Problem description:
Print the listing in its entirety and exactly, leaving out images.
┌──
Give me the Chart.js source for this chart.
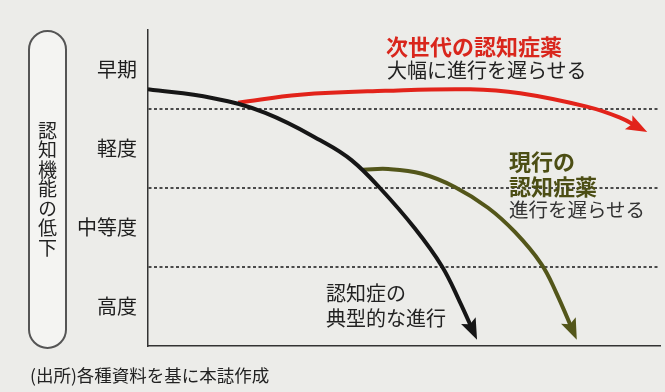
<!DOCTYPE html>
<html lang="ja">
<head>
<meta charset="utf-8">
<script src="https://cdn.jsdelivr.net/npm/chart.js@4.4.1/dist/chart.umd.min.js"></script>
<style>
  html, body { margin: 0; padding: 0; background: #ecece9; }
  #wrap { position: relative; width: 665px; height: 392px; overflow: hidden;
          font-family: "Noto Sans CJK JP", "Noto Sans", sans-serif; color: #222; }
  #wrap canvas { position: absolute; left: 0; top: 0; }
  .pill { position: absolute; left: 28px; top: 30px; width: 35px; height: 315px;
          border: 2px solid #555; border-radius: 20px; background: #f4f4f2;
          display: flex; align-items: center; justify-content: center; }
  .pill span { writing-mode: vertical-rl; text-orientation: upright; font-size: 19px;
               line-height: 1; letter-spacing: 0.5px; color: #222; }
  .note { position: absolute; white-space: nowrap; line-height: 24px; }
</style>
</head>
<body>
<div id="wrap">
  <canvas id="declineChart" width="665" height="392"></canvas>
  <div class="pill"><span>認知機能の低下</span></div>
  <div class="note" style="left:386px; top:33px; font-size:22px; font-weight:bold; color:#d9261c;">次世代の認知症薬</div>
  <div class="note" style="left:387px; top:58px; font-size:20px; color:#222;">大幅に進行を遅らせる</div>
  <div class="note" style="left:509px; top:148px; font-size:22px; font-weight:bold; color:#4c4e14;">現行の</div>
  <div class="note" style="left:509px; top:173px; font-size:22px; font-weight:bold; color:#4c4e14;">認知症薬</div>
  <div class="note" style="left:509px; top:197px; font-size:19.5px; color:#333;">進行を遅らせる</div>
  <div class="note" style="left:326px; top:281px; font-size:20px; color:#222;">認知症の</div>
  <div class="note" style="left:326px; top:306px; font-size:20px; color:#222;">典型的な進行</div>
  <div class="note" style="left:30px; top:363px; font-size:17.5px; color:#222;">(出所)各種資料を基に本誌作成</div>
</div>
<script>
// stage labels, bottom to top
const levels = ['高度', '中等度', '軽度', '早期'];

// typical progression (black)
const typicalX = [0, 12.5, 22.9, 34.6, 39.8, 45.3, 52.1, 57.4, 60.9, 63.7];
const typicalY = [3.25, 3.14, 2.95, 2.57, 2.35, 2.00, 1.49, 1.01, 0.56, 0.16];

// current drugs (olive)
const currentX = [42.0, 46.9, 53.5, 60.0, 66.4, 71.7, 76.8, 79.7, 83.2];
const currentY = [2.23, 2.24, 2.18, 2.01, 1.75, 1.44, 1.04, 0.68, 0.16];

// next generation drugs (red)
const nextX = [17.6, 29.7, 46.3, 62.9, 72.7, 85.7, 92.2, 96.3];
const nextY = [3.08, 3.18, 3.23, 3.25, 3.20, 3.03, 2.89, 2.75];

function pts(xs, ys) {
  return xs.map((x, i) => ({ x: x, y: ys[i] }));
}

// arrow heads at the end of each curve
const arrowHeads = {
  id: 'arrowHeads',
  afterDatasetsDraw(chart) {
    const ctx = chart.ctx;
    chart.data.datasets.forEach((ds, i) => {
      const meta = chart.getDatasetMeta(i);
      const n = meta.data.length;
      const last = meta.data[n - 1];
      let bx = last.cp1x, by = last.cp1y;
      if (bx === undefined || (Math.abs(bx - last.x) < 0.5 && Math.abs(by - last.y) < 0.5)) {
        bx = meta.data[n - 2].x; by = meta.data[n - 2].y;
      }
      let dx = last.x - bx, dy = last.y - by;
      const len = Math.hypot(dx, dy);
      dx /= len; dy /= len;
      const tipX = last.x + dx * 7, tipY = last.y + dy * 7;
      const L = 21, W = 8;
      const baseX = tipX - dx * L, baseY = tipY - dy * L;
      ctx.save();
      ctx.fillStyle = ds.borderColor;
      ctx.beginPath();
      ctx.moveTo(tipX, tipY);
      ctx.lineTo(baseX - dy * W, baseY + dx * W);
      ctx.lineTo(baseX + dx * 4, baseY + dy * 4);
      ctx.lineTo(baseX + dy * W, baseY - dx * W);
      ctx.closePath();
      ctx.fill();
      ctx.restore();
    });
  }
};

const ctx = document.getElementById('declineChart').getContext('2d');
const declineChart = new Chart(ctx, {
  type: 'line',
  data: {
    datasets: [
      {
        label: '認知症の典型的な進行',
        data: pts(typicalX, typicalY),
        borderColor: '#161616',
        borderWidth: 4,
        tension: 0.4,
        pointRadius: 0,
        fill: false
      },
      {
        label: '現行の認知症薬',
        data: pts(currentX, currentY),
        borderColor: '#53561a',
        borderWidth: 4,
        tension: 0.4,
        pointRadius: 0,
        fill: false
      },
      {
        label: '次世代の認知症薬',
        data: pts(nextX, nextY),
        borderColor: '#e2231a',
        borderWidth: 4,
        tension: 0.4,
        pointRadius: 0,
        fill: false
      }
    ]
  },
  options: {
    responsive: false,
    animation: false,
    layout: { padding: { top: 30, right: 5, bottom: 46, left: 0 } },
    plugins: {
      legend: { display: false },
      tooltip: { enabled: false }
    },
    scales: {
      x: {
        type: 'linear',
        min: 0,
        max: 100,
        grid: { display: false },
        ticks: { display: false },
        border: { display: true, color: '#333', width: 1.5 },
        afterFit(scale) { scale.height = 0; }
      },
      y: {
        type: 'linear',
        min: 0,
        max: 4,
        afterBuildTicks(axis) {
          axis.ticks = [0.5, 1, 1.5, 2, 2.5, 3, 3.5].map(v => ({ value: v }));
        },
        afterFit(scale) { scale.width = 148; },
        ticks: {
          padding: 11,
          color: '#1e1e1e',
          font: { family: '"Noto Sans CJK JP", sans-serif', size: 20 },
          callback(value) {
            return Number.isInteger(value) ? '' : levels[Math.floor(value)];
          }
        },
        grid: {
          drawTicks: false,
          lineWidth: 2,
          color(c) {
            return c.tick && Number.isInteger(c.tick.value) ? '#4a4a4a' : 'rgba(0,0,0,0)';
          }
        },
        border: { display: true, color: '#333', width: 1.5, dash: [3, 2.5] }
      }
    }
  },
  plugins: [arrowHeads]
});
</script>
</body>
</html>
└──
The completed task:
Give me the Chart.js source for this chart.
<!DOCTYPE html>
<html lang="ja">
<head>
<meta charset="utf-8">
<script src="https://cdn.jsdelivr.net/npm/chart.js@4.4.1/dist/chart.umd.min.js"></script>
<style>
  html, body { margin: 0; padding: 0; background: #ecece9; }
  #wrap { position: relative; width: 665px; height: 392px; overflow: hidden;
          font-family: "Noto Sans CJK JP", "Noto Sans", sans-serif; color: #222; }
  #wrap canvas { position: absolute; left: 0; top: 0; }
  .pill { position: absolute; left: 28px; top: 30px; width: 35px; height: 315px;
          border: 2px solid #555; border-radius: 20px; background: #f4f4f2;
          display: flex; align-items: center; justify-content: center; }
  .pill span { writing-mode: vertical-rl; text-orientation: upright; font-size: 19px;
               line-height: 1; letter-spacing: 0.5px; color: #222; }
  .note { position: absolute; white-space: nowrap; line-height: 24px; }
</style>
</head>
<body>
<div id="wrap">
  <canvas id="declineChart" width="665" height="392"></canvas>
  <div class="pill"><span>認知機能の低下</span></div>
  <div class="note" style="left:386px; top:33px; font-size:22px; font-weight:bold; color:#d9261c;">次世代の認知症薬</div>
  <div class="note" style="left:387px; top:58px; font-size:20px; color:#222;">大幅に進行を遅らせる</div>
  <div class="note" style="left:509px; top:148px; font-size:22px; font-weight:bold; color:#4c4e14;">現行の</div>
  <div class="note" style="left:509px; top:173px; font-size:22px; font-weight:bold; color:#4c4e14;">認知症薬</div>
  <div class="note" style="left:509px; top:197px; font-size:19.5px; color:#333;">進行を遅らせる</div>
  <div class="note" style="left:326px; top:281px; font-size:20px; color:#222;">認知症の</div>
  <div class="note" style="left:326px; top:306px; font-size:20px; color:#222;">典型的な進行</div>
  <div class="note" style="left:30px; top:363px; font-size:17.5px; color:#222;">(出所)各種資料を基に本誌作成</div>
</div>
<script>
// stage labels, bottom to top
const levels = ['高度', '中等度', '軽度', '早期'];

// typical progression (black)
const typicalX = [0, 12.5, 22.9, 34.6, 39.8, 45.3, 52.1, 57.4, 60.9, 63.7];
const typicalY = [3.25, 3.14, 2.95, 2.57, 2.35, 2.00, 1.49, 1.01, 0.56, 0.16];

// current drugs (olive)
const currentX = [42.0, 46.9, 53.5, 60.0, 66.4, 71.7, 76.8, 79.7, 83.2];
const currentY = [2.23, 2.24, 2.18, 2.01, 1.75, 1.44, 1.04, 0.68, 0.16];

// next generation drugs (red)
const nextX = [17.6, 29.7, 46.3, 62.9, 72.7, 85.7, 92.2, 96.3];
const nextY = [3.08, 3.18, 3.23, 3.25, 3.20, 3.03, 2.89, 2.75];

function pts(xs, ys) {
  return xs.map((x, i) => ({ x: x, y: ys[i] }));
}

// arrow heads at the end of each curve
const arrowHeads = {
  id: 'arrowHeads',
  afterDatasetsDraw(chart) {
    const ctx = chart.ctx;
    chart.data.datasets.forEach((ds, i) => {
      const meta = chart.getDatasetMeta(i);
      const n = meta.data.length;
      const last = meta.data[n - 1];
      let bx = last.cp1x, by = last.cp1y;
      if (bx === undefined || (Math.abs(bx - last.x) < 0.5 && Math.abs(by - last.y) < 0.5)) {
        bx = meta.data[n - 2].x; by = meta.data[n - 2].y;
      }
      let dx = last.x - bx, dy = last.y - by;
      const len = Math.hypot(dx, dy);
      dx /= len; dy /= len;
      const tipX = last.x + dx * 7, tipY = last.y + dy * 7;
      const L = 21, W = 8;
      const baseX = tipX - dx * L, baseY = tipY - dy * L;
      ctx.save();
      ctx.fillStyle = ds.borderColor;
      ctx.beginPath();
      ctx.moveTo(tipX, tipY);
      ctx.lineTo(baseX - dy * W, baseY + dx * W);
      ctx.lineTo(baseX + dx * 4, baseY + dy * 4);
      ctx.lineTo(baseX + dy * W, baseY - dx * W);
      ctx.closePath();
      ctx.fill();
      ctx.restore();
    });
  }
};

const ctx = document.getElementById('declineChart').getContext('2d');
const declineChart = new Chart(ctx, {
  type: 'line',
  data: {
    datasets: [
      {
        label: '認知症の典型的な進行',
        data: pts(typicalX, typicalY),
        borderColor: '#161616',
        borderWidth: 4,
        tension: 0.4,
        pointRadius: 0,
        fill: false
      },
      {
        label: '現行の認知症薬',
        data: pts(currentX, currentY),
        borderColor: '#53561a',
        borderWidth: 4,
        tension: 0.4,
        pointRadius: 0,
        fill: false
      },
      {
        label: '次世代の認知症薬',
        data: pts(nextX, nextY),
        borderColor: '#e2231a',
        borderWidth: 4,
        tension: 0.4,
        pointRadius: 0,
        fill: false
      }
    ]
  },
  options: {
    responsive: false,
    animation: false,
    layout: { padding: { top: 30, right: 5, bottom: 46, left: 0 } },
    plugins: {
      legend: { display: false },
      tooltip: { enabled: false }
    },
    scales: {
      x: {
        type: 'linear',
        min: 0,
        max: 100,
        grid: { display: false },
        ticks: { display: false },
        border: { display: true, color: '#333', width: 1.5 },
        afterFit(scale) { scale.height = 0; }
      },
      y: {
        type: 'linear',
        min: 0,
        max: 4,
        afterBuildTicks(axis) {
          axis.ticks = [0.5, 1, 1.5, 2, 2.5, 3, 3.5].map(v => ({ value: v }));
        },
        afterFit(scale) { scale.width = 148; },
        ticks: {
          padding: 11,
          color: '#1e1e1e',
          font: { family: '"Noto Sans CJK JP", sans-serif', size: 20 },
          callback(value) {
            return Number.isInteger(value) ? '' : levels[Math.floor(value)];
          }
        },
        grid: {
          drawTicks: false,
          lineWidth: 2,
          color(c) {
            return c.tick && Number.isInteger(c.tick.value) ? '#4a4a4a' : 'rgba(0,0,0,0)';
          }
        },
        border: { display: true, color: '#333', width: 1.5, dash: [3, 2.5] }
      }
    }
  },
  plugins: [arrowHeads]
});
</script>
</body>
</html>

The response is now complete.